Lines with "Output the web" and "2.75, 3, 3.1];" mark the range, both included. Reproduce exactly that stretch, without pictures.

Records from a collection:

════════════════

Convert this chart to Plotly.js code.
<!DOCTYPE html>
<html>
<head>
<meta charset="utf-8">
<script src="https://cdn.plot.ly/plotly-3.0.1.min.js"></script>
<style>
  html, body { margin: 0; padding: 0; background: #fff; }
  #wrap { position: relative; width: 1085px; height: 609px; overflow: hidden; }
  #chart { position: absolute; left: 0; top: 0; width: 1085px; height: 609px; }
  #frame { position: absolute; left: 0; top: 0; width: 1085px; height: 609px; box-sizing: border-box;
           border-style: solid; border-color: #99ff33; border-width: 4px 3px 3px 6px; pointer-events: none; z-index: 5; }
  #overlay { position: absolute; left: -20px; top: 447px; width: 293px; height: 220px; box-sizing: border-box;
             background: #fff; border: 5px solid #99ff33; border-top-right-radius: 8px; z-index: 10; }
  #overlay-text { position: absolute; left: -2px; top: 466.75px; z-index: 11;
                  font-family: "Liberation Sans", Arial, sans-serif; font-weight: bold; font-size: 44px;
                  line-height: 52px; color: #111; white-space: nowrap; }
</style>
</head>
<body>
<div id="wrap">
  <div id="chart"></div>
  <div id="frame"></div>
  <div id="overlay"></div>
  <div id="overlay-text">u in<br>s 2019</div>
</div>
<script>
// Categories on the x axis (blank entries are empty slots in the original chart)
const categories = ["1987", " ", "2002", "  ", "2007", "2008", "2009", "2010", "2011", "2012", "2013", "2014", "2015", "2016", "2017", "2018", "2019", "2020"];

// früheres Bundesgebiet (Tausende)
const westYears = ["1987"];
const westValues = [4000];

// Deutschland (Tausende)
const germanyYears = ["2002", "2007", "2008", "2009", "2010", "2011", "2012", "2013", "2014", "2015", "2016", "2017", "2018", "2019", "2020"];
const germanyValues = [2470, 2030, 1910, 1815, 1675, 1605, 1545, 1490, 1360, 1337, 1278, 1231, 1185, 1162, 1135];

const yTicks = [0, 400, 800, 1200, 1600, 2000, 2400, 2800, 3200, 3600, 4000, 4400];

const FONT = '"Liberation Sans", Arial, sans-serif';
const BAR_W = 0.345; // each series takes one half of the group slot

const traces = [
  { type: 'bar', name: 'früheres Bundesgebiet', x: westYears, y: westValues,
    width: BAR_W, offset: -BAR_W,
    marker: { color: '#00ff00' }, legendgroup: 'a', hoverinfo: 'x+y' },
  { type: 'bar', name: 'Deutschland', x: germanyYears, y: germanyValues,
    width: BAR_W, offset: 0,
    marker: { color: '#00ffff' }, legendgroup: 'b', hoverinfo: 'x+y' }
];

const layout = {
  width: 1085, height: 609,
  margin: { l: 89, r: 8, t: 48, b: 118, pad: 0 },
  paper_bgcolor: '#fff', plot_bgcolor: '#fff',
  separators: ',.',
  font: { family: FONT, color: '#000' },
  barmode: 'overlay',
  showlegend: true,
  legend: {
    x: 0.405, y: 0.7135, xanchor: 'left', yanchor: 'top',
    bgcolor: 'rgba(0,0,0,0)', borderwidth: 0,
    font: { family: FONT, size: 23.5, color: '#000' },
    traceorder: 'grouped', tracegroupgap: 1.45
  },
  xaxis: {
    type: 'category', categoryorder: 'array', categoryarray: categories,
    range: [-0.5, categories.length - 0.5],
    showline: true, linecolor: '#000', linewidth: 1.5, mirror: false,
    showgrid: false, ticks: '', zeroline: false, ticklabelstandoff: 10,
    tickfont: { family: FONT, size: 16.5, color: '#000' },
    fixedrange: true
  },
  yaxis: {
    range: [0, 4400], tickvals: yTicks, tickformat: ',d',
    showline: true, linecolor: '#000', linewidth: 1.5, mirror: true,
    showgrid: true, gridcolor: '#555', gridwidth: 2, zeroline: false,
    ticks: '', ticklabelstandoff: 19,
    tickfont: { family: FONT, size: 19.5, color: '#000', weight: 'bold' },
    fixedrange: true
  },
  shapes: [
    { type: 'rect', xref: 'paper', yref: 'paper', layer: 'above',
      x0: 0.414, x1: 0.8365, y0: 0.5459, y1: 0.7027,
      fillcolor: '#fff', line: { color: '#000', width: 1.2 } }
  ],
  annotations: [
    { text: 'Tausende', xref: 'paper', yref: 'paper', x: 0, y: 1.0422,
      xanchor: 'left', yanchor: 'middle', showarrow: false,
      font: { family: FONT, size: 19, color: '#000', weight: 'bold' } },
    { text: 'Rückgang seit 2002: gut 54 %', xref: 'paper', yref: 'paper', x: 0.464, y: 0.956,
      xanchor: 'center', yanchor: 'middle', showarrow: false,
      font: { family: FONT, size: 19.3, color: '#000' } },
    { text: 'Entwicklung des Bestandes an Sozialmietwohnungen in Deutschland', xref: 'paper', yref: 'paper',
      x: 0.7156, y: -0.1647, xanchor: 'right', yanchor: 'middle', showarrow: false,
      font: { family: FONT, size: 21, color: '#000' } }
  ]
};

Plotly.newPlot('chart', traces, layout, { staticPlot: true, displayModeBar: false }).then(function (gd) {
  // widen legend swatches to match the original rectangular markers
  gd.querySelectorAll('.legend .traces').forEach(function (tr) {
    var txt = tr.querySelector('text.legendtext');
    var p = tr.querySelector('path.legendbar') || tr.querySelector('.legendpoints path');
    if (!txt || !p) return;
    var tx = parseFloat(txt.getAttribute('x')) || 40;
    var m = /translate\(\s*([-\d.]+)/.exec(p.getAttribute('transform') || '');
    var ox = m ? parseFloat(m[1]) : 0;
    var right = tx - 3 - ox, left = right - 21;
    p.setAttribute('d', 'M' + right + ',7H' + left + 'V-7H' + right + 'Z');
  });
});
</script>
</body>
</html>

════════════════

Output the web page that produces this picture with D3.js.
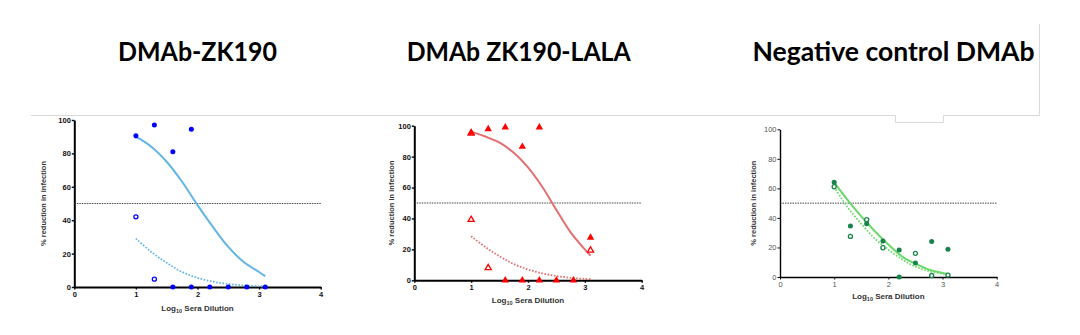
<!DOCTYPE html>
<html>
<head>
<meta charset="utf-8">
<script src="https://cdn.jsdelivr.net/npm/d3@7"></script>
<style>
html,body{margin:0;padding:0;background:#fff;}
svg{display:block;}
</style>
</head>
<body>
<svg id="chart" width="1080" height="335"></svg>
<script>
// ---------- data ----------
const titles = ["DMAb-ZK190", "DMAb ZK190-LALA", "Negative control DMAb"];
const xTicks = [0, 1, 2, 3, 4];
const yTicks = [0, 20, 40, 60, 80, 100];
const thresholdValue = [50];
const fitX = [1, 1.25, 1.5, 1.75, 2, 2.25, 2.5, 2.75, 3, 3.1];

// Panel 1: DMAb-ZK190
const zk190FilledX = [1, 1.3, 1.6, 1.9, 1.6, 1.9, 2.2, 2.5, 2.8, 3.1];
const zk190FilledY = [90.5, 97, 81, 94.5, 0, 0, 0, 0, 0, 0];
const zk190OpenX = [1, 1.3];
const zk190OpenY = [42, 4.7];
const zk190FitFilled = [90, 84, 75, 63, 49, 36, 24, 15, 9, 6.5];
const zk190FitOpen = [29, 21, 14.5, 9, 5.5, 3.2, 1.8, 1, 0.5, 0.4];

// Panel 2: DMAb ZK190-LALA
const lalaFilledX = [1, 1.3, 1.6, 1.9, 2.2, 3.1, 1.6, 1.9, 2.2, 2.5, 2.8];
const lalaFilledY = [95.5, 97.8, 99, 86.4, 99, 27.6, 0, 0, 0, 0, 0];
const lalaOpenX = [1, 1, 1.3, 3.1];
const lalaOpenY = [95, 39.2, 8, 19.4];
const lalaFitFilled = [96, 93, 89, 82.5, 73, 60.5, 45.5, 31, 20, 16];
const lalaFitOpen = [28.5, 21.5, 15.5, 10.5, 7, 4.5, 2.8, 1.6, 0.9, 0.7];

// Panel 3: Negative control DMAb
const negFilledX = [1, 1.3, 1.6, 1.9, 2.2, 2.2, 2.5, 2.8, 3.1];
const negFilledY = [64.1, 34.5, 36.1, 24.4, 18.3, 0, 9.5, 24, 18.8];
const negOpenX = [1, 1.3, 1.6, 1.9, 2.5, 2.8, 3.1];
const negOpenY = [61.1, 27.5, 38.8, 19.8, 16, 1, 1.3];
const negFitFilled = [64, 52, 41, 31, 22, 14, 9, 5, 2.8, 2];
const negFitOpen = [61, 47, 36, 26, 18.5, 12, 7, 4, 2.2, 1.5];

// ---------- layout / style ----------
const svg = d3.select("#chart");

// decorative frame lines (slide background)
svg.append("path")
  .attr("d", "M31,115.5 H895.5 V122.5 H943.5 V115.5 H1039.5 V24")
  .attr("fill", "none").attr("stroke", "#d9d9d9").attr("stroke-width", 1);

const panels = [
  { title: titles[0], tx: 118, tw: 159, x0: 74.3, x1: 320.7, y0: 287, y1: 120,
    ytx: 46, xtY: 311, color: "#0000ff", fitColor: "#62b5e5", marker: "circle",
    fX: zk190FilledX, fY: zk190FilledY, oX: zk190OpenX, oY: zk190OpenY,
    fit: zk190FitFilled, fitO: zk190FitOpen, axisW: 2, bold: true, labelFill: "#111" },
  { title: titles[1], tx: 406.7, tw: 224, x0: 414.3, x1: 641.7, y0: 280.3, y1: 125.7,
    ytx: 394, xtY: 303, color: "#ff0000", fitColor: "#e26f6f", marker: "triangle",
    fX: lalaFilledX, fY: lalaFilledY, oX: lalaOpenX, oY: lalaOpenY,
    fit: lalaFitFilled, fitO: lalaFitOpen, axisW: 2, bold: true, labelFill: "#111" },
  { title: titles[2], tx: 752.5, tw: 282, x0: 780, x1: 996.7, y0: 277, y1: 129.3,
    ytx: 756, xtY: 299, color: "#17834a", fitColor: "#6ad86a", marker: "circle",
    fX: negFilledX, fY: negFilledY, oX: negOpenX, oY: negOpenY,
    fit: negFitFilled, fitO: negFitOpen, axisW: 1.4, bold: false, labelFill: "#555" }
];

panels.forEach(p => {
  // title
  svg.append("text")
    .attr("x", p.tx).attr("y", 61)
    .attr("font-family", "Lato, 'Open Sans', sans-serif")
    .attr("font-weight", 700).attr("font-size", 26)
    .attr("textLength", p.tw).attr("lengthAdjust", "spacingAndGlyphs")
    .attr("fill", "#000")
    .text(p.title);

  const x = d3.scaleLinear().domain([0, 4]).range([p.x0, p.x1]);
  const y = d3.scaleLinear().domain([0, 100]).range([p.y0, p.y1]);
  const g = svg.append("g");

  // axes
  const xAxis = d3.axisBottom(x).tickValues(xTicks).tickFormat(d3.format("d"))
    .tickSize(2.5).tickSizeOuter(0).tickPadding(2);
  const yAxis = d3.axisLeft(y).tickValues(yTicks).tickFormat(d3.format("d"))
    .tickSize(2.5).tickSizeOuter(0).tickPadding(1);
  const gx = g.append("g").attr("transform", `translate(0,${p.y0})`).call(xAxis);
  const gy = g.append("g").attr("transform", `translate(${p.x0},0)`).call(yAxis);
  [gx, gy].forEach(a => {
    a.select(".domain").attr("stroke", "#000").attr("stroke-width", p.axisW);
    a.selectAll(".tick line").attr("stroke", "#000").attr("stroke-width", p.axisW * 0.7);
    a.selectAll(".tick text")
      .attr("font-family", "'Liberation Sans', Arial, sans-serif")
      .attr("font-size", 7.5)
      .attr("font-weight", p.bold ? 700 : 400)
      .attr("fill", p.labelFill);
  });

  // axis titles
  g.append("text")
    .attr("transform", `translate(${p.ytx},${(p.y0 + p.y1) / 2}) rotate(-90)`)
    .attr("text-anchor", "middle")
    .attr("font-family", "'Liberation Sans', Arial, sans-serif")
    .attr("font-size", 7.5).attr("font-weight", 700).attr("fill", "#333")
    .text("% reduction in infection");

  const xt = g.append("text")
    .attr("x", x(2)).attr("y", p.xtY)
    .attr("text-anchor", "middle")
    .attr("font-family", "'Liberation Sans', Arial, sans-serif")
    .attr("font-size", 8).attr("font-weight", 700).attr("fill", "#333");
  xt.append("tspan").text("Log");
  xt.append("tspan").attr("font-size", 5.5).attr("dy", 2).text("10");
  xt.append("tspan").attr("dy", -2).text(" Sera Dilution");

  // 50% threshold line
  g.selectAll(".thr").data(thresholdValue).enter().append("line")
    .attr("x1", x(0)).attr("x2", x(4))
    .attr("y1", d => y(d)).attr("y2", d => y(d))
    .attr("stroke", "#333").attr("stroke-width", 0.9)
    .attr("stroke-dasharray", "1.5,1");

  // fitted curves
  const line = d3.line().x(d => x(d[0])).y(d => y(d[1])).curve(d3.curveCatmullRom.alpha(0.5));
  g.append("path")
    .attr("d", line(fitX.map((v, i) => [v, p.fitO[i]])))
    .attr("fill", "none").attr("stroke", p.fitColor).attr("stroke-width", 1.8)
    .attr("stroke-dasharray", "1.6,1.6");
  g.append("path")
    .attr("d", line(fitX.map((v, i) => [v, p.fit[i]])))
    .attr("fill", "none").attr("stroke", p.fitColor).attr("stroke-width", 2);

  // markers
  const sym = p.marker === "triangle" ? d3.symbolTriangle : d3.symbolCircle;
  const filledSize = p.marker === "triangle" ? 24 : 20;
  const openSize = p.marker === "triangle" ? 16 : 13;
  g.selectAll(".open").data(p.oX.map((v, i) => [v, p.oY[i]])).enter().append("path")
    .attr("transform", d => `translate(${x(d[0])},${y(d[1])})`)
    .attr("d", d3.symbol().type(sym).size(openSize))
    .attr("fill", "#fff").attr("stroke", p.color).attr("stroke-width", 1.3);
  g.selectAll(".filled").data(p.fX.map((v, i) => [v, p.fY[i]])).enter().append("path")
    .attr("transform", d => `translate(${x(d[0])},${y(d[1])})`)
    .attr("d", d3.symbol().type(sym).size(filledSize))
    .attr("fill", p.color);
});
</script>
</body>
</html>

════════════════

» Complete answer
Output the web page that produces this picture with D3.js.
<!DOCTYPE html>
<html>
<head>
<meta charset="utf-8">
<script src="https://cdn.jsdelivr.net/npm/d3@7"></script>
<style>
html,body{margin:0;padding:0;background:#fff;}
svg{display:block;}
</style>
</head>
<body>
<svg id="chart" width="1080" height="335"></svg>
<script>
// ---------- data ----------
const titles = ["DMAb-ZK190", "DMAb ZK190-LALA", "Negative control DMAb"];
const xTicks = [0, 1, 2, 3, 4];
const yTicks = [0, 20, 40, 60, 80, 100];
const thresholdValue = [50];
const fitX = [1, 1.25, 1.5, 1.75, 2, 2.25, 2.5, 2.75, 3, 3.1];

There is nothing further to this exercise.